Akurgal’a göre, Gordion’da Erken stilin bulunmaması, buna karşılık Olgun stilin ilk kez Alişar’da ortaya çıkması, ancak Gordion’da yeni nitelikler kazanması, Frig Beyliği merkezinin Alişar’dan Gordion’a geçmiş olabileceği düşüncesini akla getirmektedir. Bir hipotez olarak Gordios’un önce Alişar’da bir beyliğe sahip olduğu, sonradan Assur tehlikesinden uzak kalmak için Gordion’u kurduğu ileri sürülmektedir. Olgun stilde Hellen etkisi daha belirgindir. Hatta bazı kap biçimleri Attika Geometrik örneklerinin yakın Geç Bronz Çağı ve Buckel-keramik vazo biçimlerini sürdürürler. Bununla beraber Olgun stilin parlak evresinde Frig seramik sanatı, ilginç ve özgün kap şekilleri geliştirmiştir.
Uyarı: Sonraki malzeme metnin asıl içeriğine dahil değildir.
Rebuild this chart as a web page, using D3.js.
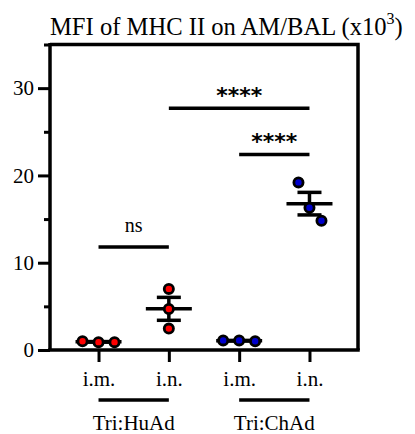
<!DOCTYPE html>
<html>
<head>
<meta charset="utf-8">
<script src="https://cdn.jsdelivr.net/npm/d3@7"></script>
<style>
  html, body { margin: 0; padding: 0; background: #fff; }
  svg { display: block; }
  text { font-family: "Liberation Serif", Tinos, "Times New Roman", Times, "DejaVu Serif", serif; fill: #000; }
</style>
</head>
<body>
<div id="chart"></div>
<script>
// ---- data ----
const categories = ["i.m.", "i.n.", "i.m.", "i.n."];
const groupLabels = ["Tri:HuAd", "Tri:ChAd"];
const huAdIm = [1.0, 0.9, 0.9];
const huAdIn = [7.0, 4.7, 2.45];
const chAdIm = [1.1, 1.1, 1.0];
const chAdIn = [19.2, 16.3, 14.8];
const seriesValues = [huAdIm, huAdIn, chAdIm, chAdIn];
const seriesColors = ["#ff0000", "#ff0000", "#0000cc", "#0000cc"];
const yTicks = [0, 10, 20, 30];
const yMinorTicks = [5, 15, 25, 35];
const comparisons = [
  { from: 0, to: 1, y: 11.8, label: "ns" },
  { from: 1, to: 3, y: 27.7, label: "****" },
  { from: 2, to: 3, y: 22.4, label: "****" }
];
const title = "MFI of MHC II on AM/BAL (x10";

// ---- layout ----
const W = 415, H = 434;
const mLeft = 50, mRight = 358, mTop = 44.5, mBottom = 350;
const serif = '"Liberation Serif", Tinos, "Times New Roman", Times, "DejaVu Serif", serif';
const svg = d3.select("#chart").append("svg").attr("width", W).attr("height", H);

const y = d3.scaleLinear().domain([0, 35]).range([mBottom, mTop]);
const x = d3.scalePoint().domain(d3.range(categories.length)).range([mLeft, mRight]).padding(0.69);
const jitter = [[-16, 0, 16], [0, 0, 0], [-16, 0, 16], [-11, 0, 12]];

// frame top & right
svg.append("path")
  .attr("d", `M${mLeft},${mTop}H${mRight}V${mBottom}`)
  .attr("fill", "none").attr("stroke", "#000").attr("stroke-width", 3.5);

// y axis
const yAxis = svg.append("g").attr("transform", `translate(${mLeft},0)`)
  .call(d3.axisLeft(y).tickValues(yTicks).tickSize(12).tickPadding(4));
yAxis.attr("font-family", null).attr("font-size", null);
svg.append("g").attr("transform", `translate(${mLeft},0)`)
  .call(d3.axisLeft(y).tickValues(yMinorTicks).tickSize(6).tickFormat(""))
  .call(g => g.select(".domain").remove())
  .selectAll("line").attr("stroke", "#000").attr("stroke-width", 3);
yAxis.select(".domain").attr("d", `M0,${mTop - 1.5}V${mBottom}`).attr("stroke", "#000").attr("stroke-width", 3.5);
yAxis.selectAll(".tick line").attr("stroke", "#000").attr("stroke-width", 3);
yAxis.selectAll(".tick text")
  .style("font-family", serif).style("font-size", "21px").attr("fill", "#000");

// x axis
const xAxis = svg.append("g").attr("transform", `translate(0,${mBottom})`)
  .call(d3.axisBottom(x).tickSize(12).tickPadding(10).tickFormat(i => categories[i]));
xAxis.attr("font-family", null).attr("font-size", null);
xAxis.select(".domain").attr("d", `M${mLeft - 1.75},0H${mRight + 1.75}`).attr("stroke", "#000").attr("stroke-width", 3.5);
xAxis.selectAll(".tick line").attr("stroke", "#000").attr("stroke-width", 3);
xAxis.selectAll(".tick text")
  .style("font-family", serif).style("font-size", "21px").attr("fill", "#000")
  .attr("dy", null).attr("y", 36);

// group underlines & labels
groupLabels.forEach((lab, g) => {
  const x0 = x(g * 2), x1 = x(g * 2 + 1);
  svg.append("line").attr("x1", x0).attr("x2", x1).attr("y1", 400).attr("y2", 400)
    .attr("stroke", "#000").attr("stroke-width", 3.5);
  svg.append("text").attr("x", (x0 + x1) / 2).attr("y", 430).attr("text-anchor", "middle")
    .style("font-family", serif).style("font-size", "21px").text(lab);
});

// mean / SEM
seriesValues.forEach((vals, i) => {
  const m = d3.mean(vals);
  const sem = d3.deviation(vals) / Math.sqrt(vals.length);
  const cx = x(i);
  const g = svg.append("g").attr("stroke", "#000").attr("stroke-width", 3.5);
  g.append("line").attr("x1", cx).attr("x2", cx).attr("y1", y(m - sem)).attr("y2", y(m + sem));
  g.append("line").attr("x1", cx - 23).attr("x2", cx + 23).attr("y1", y(m)).attr("y2", y(m));
  g.append("line").attr("x1", cx - 12).attr("x2", cx + 12).attr("y1", y(m + sem)).attr("y2", y(m + sem));
  g.append("line").attr("x1", cx - 12).attr("x2", cx + 12).attr("y1", y(m - sem)).attr("y2", y(m - sem));
});

// points
seriesValues.forEach((vals, i) => {
  svg.append("g").selectAll("circle").data(vals).join("circle")
    .attr("cx", (d, j) => x(i) + jitter[i][j])
    .attr("cy", d => y(d))
    .attr("r", 4.6)
    .attr("fill", seriesColors[i])
    .attr("stroke", "#000").attr("stroke-width", 2.8);
});

// significance
comparisons.forEach(c => {
  const x0 = x(c.from), x1 = x(c.to), yy = y(c.y);
  svg.append("line").attr("x1", x0).attr("x2", x1).attr("y1", yy).attr("y2", yy)
    .attr("stroke", "#000").attr("stroke-width", 3.5);
  if (c.label === "ns") {
    svg.append("text").attr("x", (x0 + x1) / 2).attr("y", yy - 15).attr("text-anchor", "middle")
      .style("font-family", serif).style("font-size", "20px").text(c.label);
  } else {
    svg.append("text").attr("x", (x0 + x1) / 2).attr("y", yy - 5).attr("text-anchor", "middle")
      .style("font-family", "DejaVu Sans").style("font-weight", "bold").style("font-size", "22px")
      .text(c.label);
  }
});

// title
const t = svg.append("text").attr("x", 50).attr("y", 35)
  .style("font-family", serif).style("font-size", "24.6px");
t.append("tspan").text(title);
t.append("tspan").attr("dy", -11).style("font-size", "16px").text("3");
t.append("tspan").attr("dy", 11).text(")");
</script>
</body>
</html>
Demirçağı’nda iç Anadolu seramiklerinde kap yüzeylerine ayrıntılı baskı desenleri yapmak da Friglere özgü bir özellik olarak değerlendirilmektedir. Büyük bir olasılıkla bu süsleme yöntemi Frigler’in Güneydoğu Avrupa kökenli olmalarından kaynaklanmaktadır. Baskı desenli çanak-çömlek Trakya’da Geç Tunç Çağı’ndan Demir Çağı’na dek yaygın olup, Trakya’da rastlanan bazı örnekleri Gordion’da bulunan türleri anımsatmaktadır. Frig baskı motifleri çeşitlidir ve temel şekiller üçgen, kare-dikdörtgen, daire, baklava ve helezoniden oluşmaktadır. Erken Frig Dönemi boyalı kaplar ile İç Anadolu’dan Kuzey Suriye’ye kadar uzanan yaygın boyalı vazo geleneği arasında yakın bağlar bulunmaktadır. Frig vazolarını boyayan sanatçılar, tek kulplu mutfak kapları ile kulpsuz küpler dışında, tüm standart şekilli kaplar üzerinde de eserler vermişlerdir. Boyalı Frig kaplarında çok çeşitli geometrik motiflere rastlanmaktadır. En çok içleri kafesli taranmış üçgenler, baklava zincirleri ve meander bezemeleri görülmektedir. Yaygın panel motifleri arasında baklava ve X panelleri çoğunluktadır. Kafesli tarama ve dama tahtası motifleri ise hem sıra hem de panel halinde görülmektedir. Frig mimarisinin karakteristik yapı türü “megaron”lardır. Tapınak olarak kullanıldığı düşünülen anıtsal megaronların dış cephelerinde renkli kabartmalarla, süslü seramik levhalarla kaplandığı anlaşılmıştır. Gordion, Midas Şehri, Pazarlı, Boğazköy ve Düver’de ele geçen bu seramik kaplama levhalarda geometrik şekiller, bitkisel motifler, insan, havan ve araba motifleri görülmektedir. 1966’da Bitinya’daki Germanos’ta (bugünkü Soğuk Çam) bulunan kaya yazıtı, günümüze ulaşmış en uzun Eski Frigya metnidir. Bu ilginç uygarlığa ait eserler, bugün İstanbul Arkeoloji Müzeleri’nde, Ankara’da Anadolu Medeniyetleri Müzeleri’nde, Polatlı yakınlarında, Gordion Müzesi’nde, Eskişehir, Afyon ve Antalya Müzeleri’nde yer almaktadır. Eskişehir-Afyon arasındaki Frigya Platosu’nda yer alan birbirinden önemli Frig Kaya Anıtları ve Kaleleri bugün yoğun bir tahribatla karşı karşıyadır.